Even though he left on a low, John Stumpf, former CEO of Wells Fargo, will take about $133.1 million into retirement.
The beleaguered executive retired Wednesday afternoon as investors, lawmakers, and consumers grew increasingly frustrated with how Stumpf handled the fallout of the bank’s phony account scandal. He first denied that the bank’s culture had led to the 2 million credit card and deposit accounts opened without permission. Instead, he blamed some 5,300 bad employees who had been fired. Before Congress in late September, he denied that the scandal was as grave as they saw it—fanning their ire, leading the bank to clawback a portion of his pay. The bank said that Stumpf would not get a severance package.

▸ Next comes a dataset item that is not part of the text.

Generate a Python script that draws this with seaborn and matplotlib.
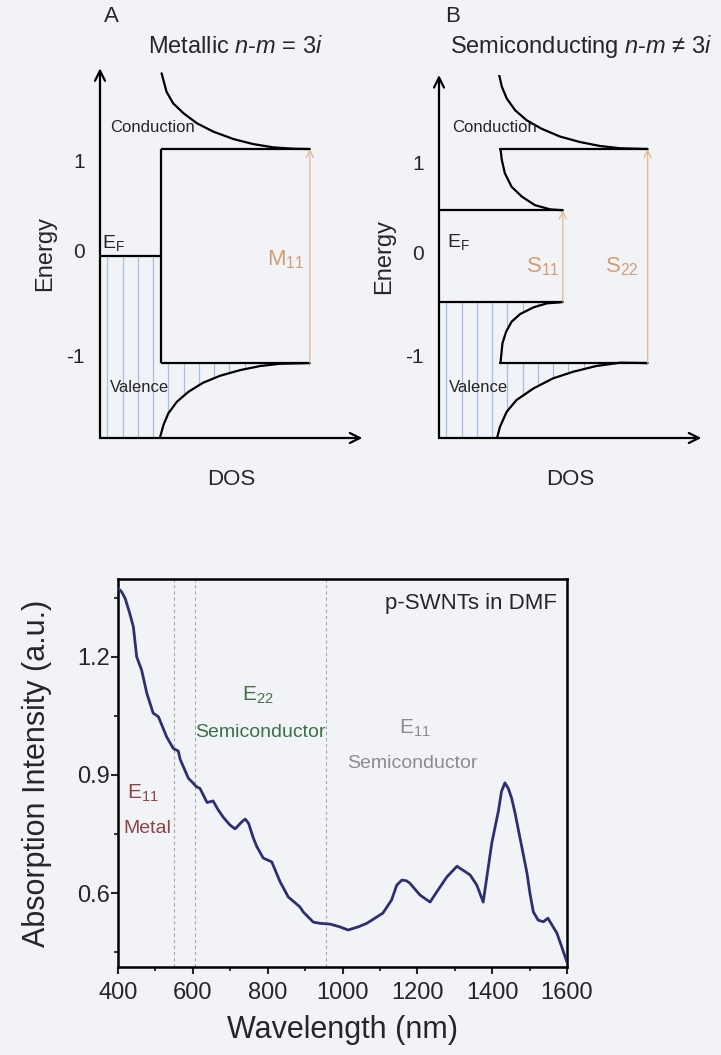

But despite that, and giving up $41 million, Stumpf is still walking away with a pay package that goes into the nine figures, according to executive compensation research firm, Equilar, showing how large CEO pay packages are, even after executives are punished for significant mistakes.
The majority of Stumpf’s payday comes from some 2.4 million shares in the company that Stumpf earned over his years working at the company. That stake is worth $109.9 million based on Wednesday’s closing price.

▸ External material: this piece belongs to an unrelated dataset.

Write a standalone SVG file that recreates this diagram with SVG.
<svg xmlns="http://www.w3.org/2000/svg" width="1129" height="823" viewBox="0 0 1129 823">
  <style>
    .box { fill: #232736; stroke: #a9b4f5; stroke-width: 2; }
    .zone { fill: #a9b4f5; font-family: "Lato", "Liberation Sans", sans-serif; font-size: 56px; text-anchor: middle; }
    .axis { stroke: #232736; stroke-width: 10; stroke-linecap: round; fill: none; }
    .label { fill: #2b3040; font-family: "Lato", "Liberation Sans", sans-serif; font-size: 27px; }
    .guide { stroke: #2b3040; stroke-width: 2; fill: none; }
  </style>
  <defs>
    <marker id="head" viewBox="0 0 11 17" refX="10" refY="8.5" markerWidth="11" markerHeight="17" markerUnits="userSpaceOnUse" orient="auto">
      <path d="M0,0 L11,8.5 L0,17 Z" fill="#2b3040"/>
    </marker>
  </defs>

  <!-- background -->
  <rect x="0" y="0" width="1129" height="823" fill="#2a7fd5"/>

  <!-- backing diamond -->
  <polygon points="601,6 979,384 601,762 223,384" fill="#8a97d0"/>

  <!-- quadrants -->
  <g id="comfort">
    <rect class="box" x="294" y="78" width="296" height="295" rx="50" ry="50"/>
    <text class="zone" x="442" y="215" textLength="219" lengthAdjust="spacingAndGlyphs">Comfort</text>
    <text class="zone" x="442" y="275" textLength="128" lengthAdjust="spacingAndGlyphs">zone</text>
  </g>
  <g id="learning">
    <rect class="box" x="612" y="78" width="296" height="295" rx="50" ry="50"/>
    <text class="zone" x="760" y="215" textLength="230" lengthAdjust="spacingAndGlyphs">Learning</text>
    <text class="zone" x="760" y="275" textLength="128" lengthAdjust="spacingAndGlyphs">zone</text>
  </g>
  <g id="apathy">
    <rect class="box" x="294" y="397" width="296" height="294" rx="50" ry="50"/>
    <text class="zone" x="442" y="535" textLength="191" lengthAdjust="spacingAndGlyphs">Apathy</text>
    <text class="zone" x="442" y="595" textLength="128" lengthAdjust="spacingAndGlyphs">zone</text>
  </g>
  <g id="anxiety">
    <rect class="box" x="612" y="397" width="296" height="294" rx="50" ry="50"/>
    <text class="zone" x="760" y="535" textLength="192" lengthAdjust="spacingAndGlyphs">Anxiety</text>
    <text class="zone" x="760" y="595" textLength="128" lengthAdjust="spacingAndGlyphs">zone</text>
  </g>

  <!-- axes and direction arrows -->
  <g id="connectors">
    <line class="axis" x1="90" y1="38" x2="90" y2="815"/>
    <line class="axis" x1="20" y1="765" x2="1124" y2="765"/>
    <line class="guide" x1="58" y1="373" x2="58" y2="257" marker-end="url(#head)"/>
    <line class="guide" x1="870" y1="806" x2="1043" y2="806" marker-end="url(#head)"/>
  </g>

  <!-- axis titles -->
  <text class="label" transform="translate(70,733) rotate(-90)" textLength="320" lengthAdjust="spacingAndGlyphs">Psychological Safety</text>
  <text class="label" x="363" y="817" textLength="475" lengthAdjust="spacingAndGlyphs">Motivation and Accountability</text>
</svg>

Stumpf also has some $4.4 million from deferred compensation, and another $19.9 million in his pension account.
The pay calculation does not include the office space, personal driver and administrative assistant Stumpf would be eligible for if he stays on as a consultant to Wells Fargo for the next two years. Those benefits are worth about $200,000, according to the firm’s proxy filing.
What’s more, while the bank has said that it will claw back $41 million in unvested options from Stumpf, it’s not clear where that is coming from. The most recent filings from the company only accounts for about $24 million of the $41 million in unvested shares Wells Fargo says it has clawed back. That suggests that the bank awarded another 39,920 or so shares between February and September that would have vested some time after September 27—the date the claw back was announced.
Stumpf has been CEO of Wells Fargo, once the largest U.S. bank by market cap, since 2007. and he has been with the company since 1998, when Norwest merged with Wells Fargo.
Sen. Elizabeth Warren (D-Mass), a noted Wall Street critic and one of Stumpf’s harshest detractors throughout the scandal, has still been calling for Stumpf to give back more of his pay, and undergo investigation by the Department of Justice and Securities and Exchange Commission.
The focus on Wells Fargo’s executive team is also unlikely to abate with Stumpf’s departure. His successor, Tim Sloan, and former Chief Operating Officer, has been an executive throughout the time Wells Fargo was creating phony accounts. The SEC investigation says it began in 2013, though some employees say it began as far back as 2005. As recently as July, Sloan said that he didn’t think the company’s cross selling strategy was fundamentally flawed.
Wells Fargo declined to comment.
Shares of Wells Fargo wfc are down 1.67% today.